Copper-sulfide mining extracts trace amounts of copper, nickel, and other metals from sulfide-bearing ores. It sounds industrial and distant. But proposed mines by Chilean mining giant Antofagasta on the edge of the Boundary Waters Canoe Area Wilderness would put one of America's most treasured wild places, and the communities that depend on it, at serious risk.

 What’s at stake

The Boundary Waters region supports a thriving outdoor economy built on clean water and wild land. A copper-sulfide mine gone wrong wouldn't just damage an ecosystem. It would threaten a way of life.

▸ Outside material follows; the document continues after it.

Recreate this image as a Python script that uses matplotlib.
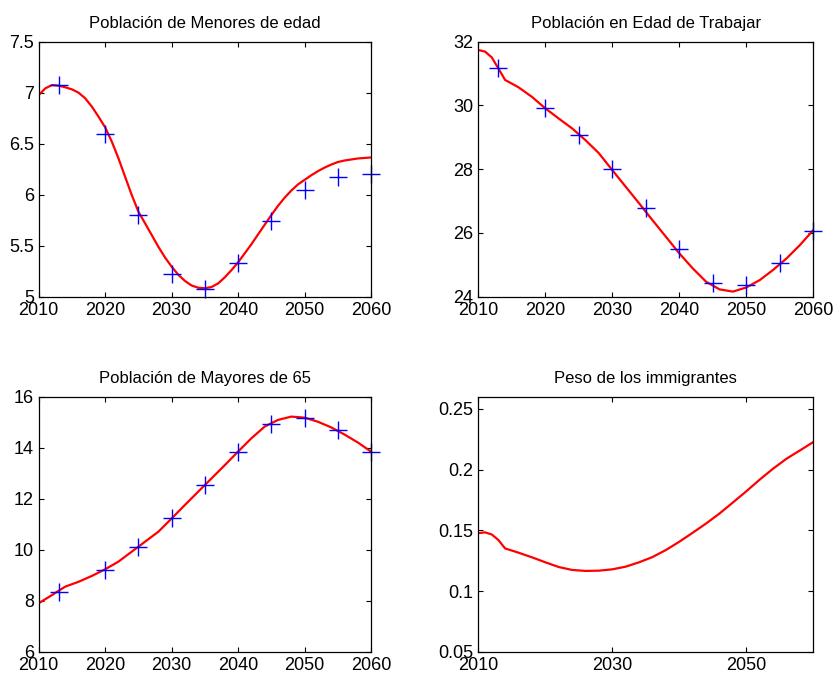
import numpy as np
import matplotlib
matplotlib.use('Agg')
import matplotlib.pyplot as plt

plt.rcParams['font.family'] = ['Liberation Sans', 'DejaVu Sans']

# marker years (observed / projected points)
pts_years = [2013, 2020, 2025, 2030, 2035, 2040, 2045, 2050, 2055, 2060]
menores_pts = [7.075, 6.60, 5.80, 5.22, 5.08, 5.33, 5.74, 6.05, 6.17, 6.20]
trabajar_pts = [31.16, 29.91, 29.07, 28.0, 26.79, 25.49, 24.44, 24.37, 25.07, 26.07]
mayores_pts = [8.34, 9.21, 10.1, 11.26, 12.54, 13.83, 14.93, 15.15, 14.69, 13.85]

# fitted curves
menores_years = list(range(2010, 2057)) + [2058, 2060]
menores_curve = [6.977, 7.043, 7.075, 7.069, 7.053, 7.033, 7.0, 6.945, 6.863, 6.765,
                 6.66, 6.52, 6.357, 6.176, 5.997, 5.834, 5.72, 5.605, 5.49, 5.385,
                 5.295, 5.215, 5.155, 5.11, 5.088, 5.083, 5.095, 5.13, 5.19, 5.26,
                 5.337, 5.425, 5.514, 5.61, 5.705, 5.80, 5.89, 5.97, 6.04, 6.10,
                 6.145, 6.19, 6.23, 6.265, 6.295, 6.32, 6.335, 6.355, 6.365]

curve_years = [2010, 2011, 2012, 2013, 2014, 2016, 2018, 2020, 2022, 2024, 2026, 2028,
               2030, 2032, 2034, 2036, 2038, 2040, 2042, 2044, 2046, 2048, 2050,
               2052, 2054, 2056, 2058, 2060]
trabajar_curve = [31.74, 31.69, 31.51, 31.16, 30.80, 30.57, 30.27, 29.91, 29.59, 29.28, 28.91, 28.50,
                  27.97, 27.45, 26.93, 26.40, 25.88, 25.36, 24.89, 24.47, 24.23, 24.16, 24.29,
                  24.52, 24.84, 25.20, 25.62, 26.09]
mayores_curve = [7.91, 8.07, 8.23, 8.40, 8.56, 8.75, 8.98, 9.24, 9.54, 9.93, 10.32, 10.71,
                 11.23, 11.76, 12.28, 12.80, 13.32, 13.85, 14.37, 14.83, 15.09, 15.22, 15.18,
                 15.02, 14.80, 14.52, 14.21, 13.85]
inmig_curve = [0.1478, 0.1484, 0.1467, 0.1421, 0.1352, 0.1317, 0.1279, 0.1238, 0.1199, 0.1175, 0.1167, 0.1169,
               0.1180, 0.1202, 0.1238, 0.1281, 0.1339, 0.1407, 0.1481, 0.1557, 0.1639, 0.1730, 0.1822,
               0.1918, 0.2008, 0.2090, 0.2158, 0.2227]

titles = ['Población de Menores de edad', 'Población en Edad de Trabajar',
          'Población de Mayores de 65', 'Peso de los immigrantes']

fig = plt.figure(figsize=(8.36, 6.77), dpi=100)
W, H = 836., 677.
boxes = [(38.7, 41.7, 371, 296.7), (478.3, 41.7, 813.3, 296.7),
         (38.7, 396.7, 371, 652), (478.3, 396.7, 813.3, 652)]
axes = []
for (x0, y0, x1, y1) in boxes:
    axes.append(fig.add_axes([x0 / W, 1 - y1 / H, (x1 - x0) / W, (y1 - y0) / H]))

xs = [menores_years, curve_years, curve_years, curve_years]
curves = [menores_curve, trabajar_curve, mayores_curve, inmig_curve]
points = [menores_pts, trabajar_pts, mayores_pts, None]
ylims = [(5, 7.5), (24, 32), (6, 16), (0.05, 0.26)]
yticks = [[5, 5.5, 6, 6.5, 7, 7.5], [24, 26, 28, 30, 32], [6, 8, 10, 12, 14, 16],
          [0.05, 0.1, 0.15, 0.2, 0.25]]
xticks = [[2010, 2020, 2030, 2040, 2050, 2060]] * 3 + [[2010, 2030, 2050]]

for i, ax in enumerate(axes):
    ax.plot(xs[i], curves[i], color='red', lw=1.6)
    if points[i] is not None:
        ax.plot(pts_years, points[i], '+', color='blue', ms=13, mew=1.0, clip_on=False)
    ax.set_xlim(2010, 2060)
    ax.set_ylim(*ylims[i])
    ax.set_xticks(xticks[i])
    ax.set_yticks(yticks[i])
    ax.set_yticklabels([('%g' % v) for v in yticks[i]])
    ax.tick_params(direction='in', top=True, right=True, length=3.5, width=0.8,
                   labelsize=13, pad=3.5)
    for s in ax.spines.values():
        s.set_linewidth(0.9)
    ax.set_title(titles[i], fontsize=12, pad=10)

fig.savefig('out.png', dpi=100)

  • Canoe outfitters and guides who depend on pristine lakes and rivers to run their businesses

  • Fishing resorts and charter guides serving anglers drawn to world-class walleye, bass, and lake trout fisheries

  • Hunting and wildlife recreation across millions of acres of boreal forest habitat

  • Hiking, camping, and backpacking in one of the most visited wilderness areas in the country

  • Tourism businesses in communities like Ely, Grand Marais, and Tower that rely on clean-water visitors year-round

Over 1 million acres of the BWCA, federally designated wilderness, plus millions more acres of surrounding Superior National Forest

Why copper-sulfide mining is different

This isn't the familiar iron mining which has helped build the state of Minnesota. Copper-sulfide mining, the kind proposed by Twin Metals, is far more toxic and has never been done in Minnesota before. The EPA classifies sulfide mining as part of the most toxic industry in the country.

Here's the basic chemistry: when sulfide-bearing ores are crushed and exposed to water or oxygen, they produce sulfuric acid, the same as battery acid. That acid then leaches heavy metals like mercury, lead, and arsenic out of the rock. The result is acid mine drainage: a toxic soup that acidifies lakes and rivers and poisons aquatic life.

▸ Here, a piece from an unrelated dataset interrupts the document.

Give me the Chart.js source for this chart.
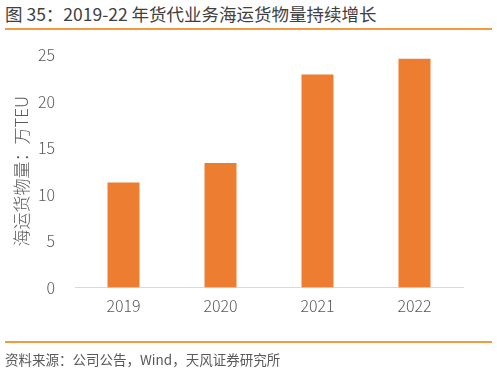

The pollution doesn't stay put

Northern Minnesota's greatest asset, its water, is also what makes this region so vulnerable.

  • Acid mine drainage can last for hundreds or even thousands of years

  • Every day, more than 50 million gallons of contaminated wastewater spills from closed or abandoned mines across the U.S. (That’s enough to fill 76 Olympic-sized swimming pools!)

  • Pollution doesn't stay localized. It travels with the water, spreading across streams, lakes, and rivers over millions of acres

  • There has never been a copper-sulfide mine that has not contaminated surrounding water sources

The clean water and interconnected waterways that make the Boundary Waters extraordinary would also amplify the spread of any contamination, carrying it into Lake Superior and beyond.